**Written instruction**
Output all the data exactly. Pictures do not belong in the copy.

BEGIN Stored data

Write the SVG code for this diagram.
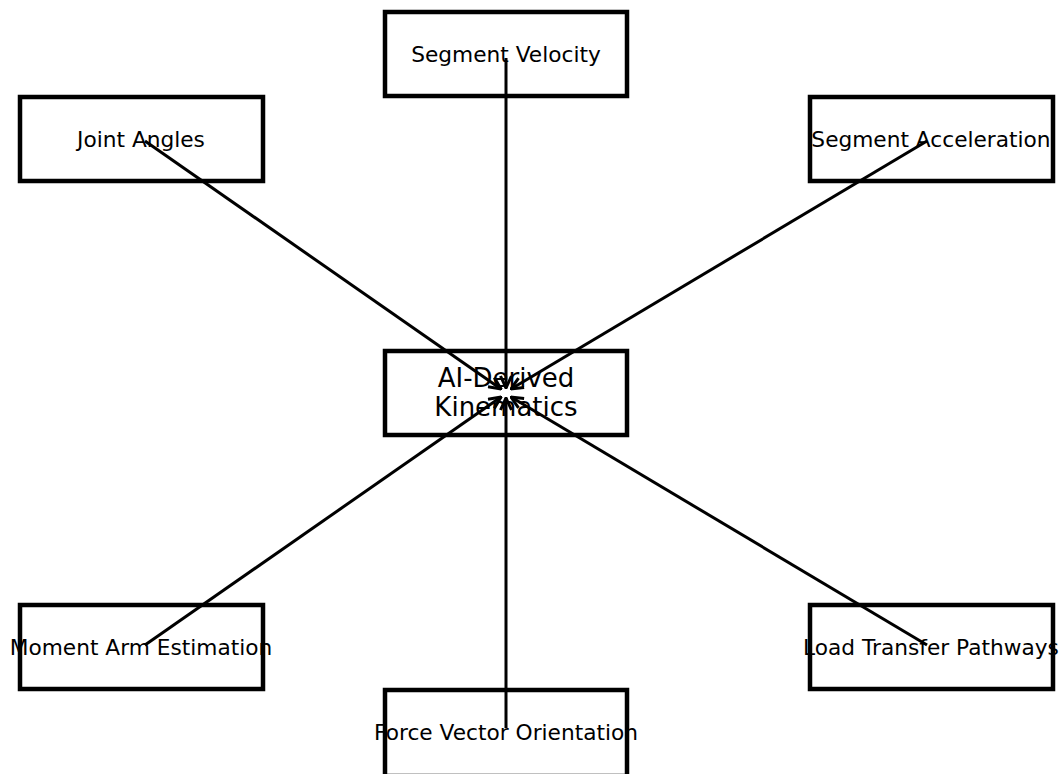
<svg xmlns="http://www.w3.org/2000/svg" width="1062" height="774" viewBox="0 0 1062 774">
<style>
.box{fill:#fff;stroke:#000;stroke-width:4.5}
.lbl{font-family:"DejaVu Sans",sans-serif;font-size:21.7px;fill:#000;text-anchor:middle;dominant-baseline:central}
.big{font-size:26px}
.edge{stroke:#000;stroke-width:3;fill:none;marker-end:url(#arr)}
</style>
<defs>
<marker id="arr" viewBox="0 0 14 14" refX="13" refY="7" markerWidth="14" markerHeight="14" markerUnits="userSpaceOnUse" orient="auto">
<path d="M1,1.5 L13,7 L1,12.5" fill="none" stroke="#000" stroke-width="3"/>
</marker>
</defs>
<rect width="1062" height="774" fill="#fff"/>
<g id="n-velocity"><rect class="box" x="385" y="12" width="242" height="84"/><text class="lbl" x="506" y="54">Segment Velocity</text></g>
<g id="n-joint"><rect class="box" x="20" y="97" width="243" height="84"/><text class="lbl" x="141" y="139">Joint Angles</text></g>
<g id="n-accel"><rect class="box" x="810" y="97" width="243" height="84"/><text class="lbl" x="931" y="139">Segment Acceleration</text></g>
<g id="n-center"><rect class="box" x="385" y="351" width="242" height="84"/><text class="lbl big" x="506" y="378">AI-Derived</text><text class="lbl big" x="506" y="407">Kinematics</text></g>
<g id="n-moment"><rect class="box" x="20" y="605" width="243" height="84"/><text class="lbl" x="141" y="647">Moment Arm Estimation</text></g>
<g id="n-load"><rect class="box" x="810" y="605" width="243" height="84"/><text class="lbl" x="931" y="647">Load Transfer Pathways</text></g>
<g id="n-force"><rect class="box" x="385" y="690" width="242" height="86"/><text class="lbl" x="506" y="732">Force Vector Orientation</text></g>
<g id="connectors">
<line class="edge" x1="145" y1="141" x2="501" y2="389"/>
<line class="edge" x1="506" y1="58" x2="506" y2="388"/>
<line class="edge" x1="927" y1="141" x2="511" y2="389"/>
<line class="edge" x1="145" y1="645" x2="501" y2="397"/>
<line class="edge" x1="506" y1="728" x2="506" y2="398"/>
<line class="edge" x1="927" y1="645" x2="511" y2="397"/>
</g>
</svg>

END Stored data

**Complete answer**
Write the SVG code for this diagram.
<svg xmlns="http://www.w3.org/2000/svg" width="1062" height="774" viewBox="0 0 1062 774">
<style>
.box{fill:#fff;stroke:#000;stroke-width:4.5}
.lbl{font-family:"DejaVu Sans",sans-serif;font-size:21.7px;fill:#000;text-anchor:middle;dominant-baseline:central}
.big{font-size:26px}
.edge{stroke:#000;stroke-width:3;fill:none;marker-end:url(#arr)}
</style>
<defs>
<marker id="arr" viewBox="0 0 14 14" refX="13" refY="7" markerWidth="14" markerHeight="14" markerUnits="userSpaceOnUse" orient="auto">
<path d="M1,1.5 L13,7 L1,12.5" fill="none" stroke="#000" stroke-width="3"/>
</marker>
</defs>
<rect width="1062" height="774" fill="#fff"/>
<g id="n-velocity"><rect class="box" x="385" y="12" width="242" height="84"/><text class="lbl" x="506" y="54">Segment Velocity</text></g>
<g id="n-joint"><rect class="box" x="20" y="97" width="243" height="84"/><text class="lbl" x="141" y="139">Joint Angles</text></g>
<g id="n-accel"><rect class="box" x="810" y="97" width="243" height="84"/><text class="lbl" x="931" y="139">Segment Acceleration</text></g>
<g id="n-center"><rect class="box" x="385" y="351" width="242" height="84"/><text class="lbl big" x="506" y="378">AI-Derived</text><text class="lbl big" x="506" y="407">Kinematics</text></g>
<g id="n-moment"><rect class="box" x="20" y="605" width="243" height="84"/><text class="lbl" x="141" y="647">Moment Arm Estimation</text></g>
<g id="n-load"><rect class="box" x="810" y="605" width="243" height="84"/><text class="lbl" x="931" y="647">Load Transfer Pathways</text></g>
<g id="n-force"><rect class="box" x="385" y="690" width="242" height="86"/><text class="lbl" x="506" y="732">Force Vector Orientation</text></g>
<g id="connectors">
<line class="edge" x1="145" y1="141" x2="501" y2="389"/>
<line class="edge" x1="506" y1="58" x2="506" y2="388"/>
<line class="edge" x1="927" y1="141" x2="511" y2="389"/>
<line class="edge" x1="145" y1="645" x2="501" y2="397"/>
<line class="edge" x1="506" y1="728" x2="506" y2="398"/>
<line class="edge" x1="927" y1="645" x2="511" y2="397"/>
</g>
</svg>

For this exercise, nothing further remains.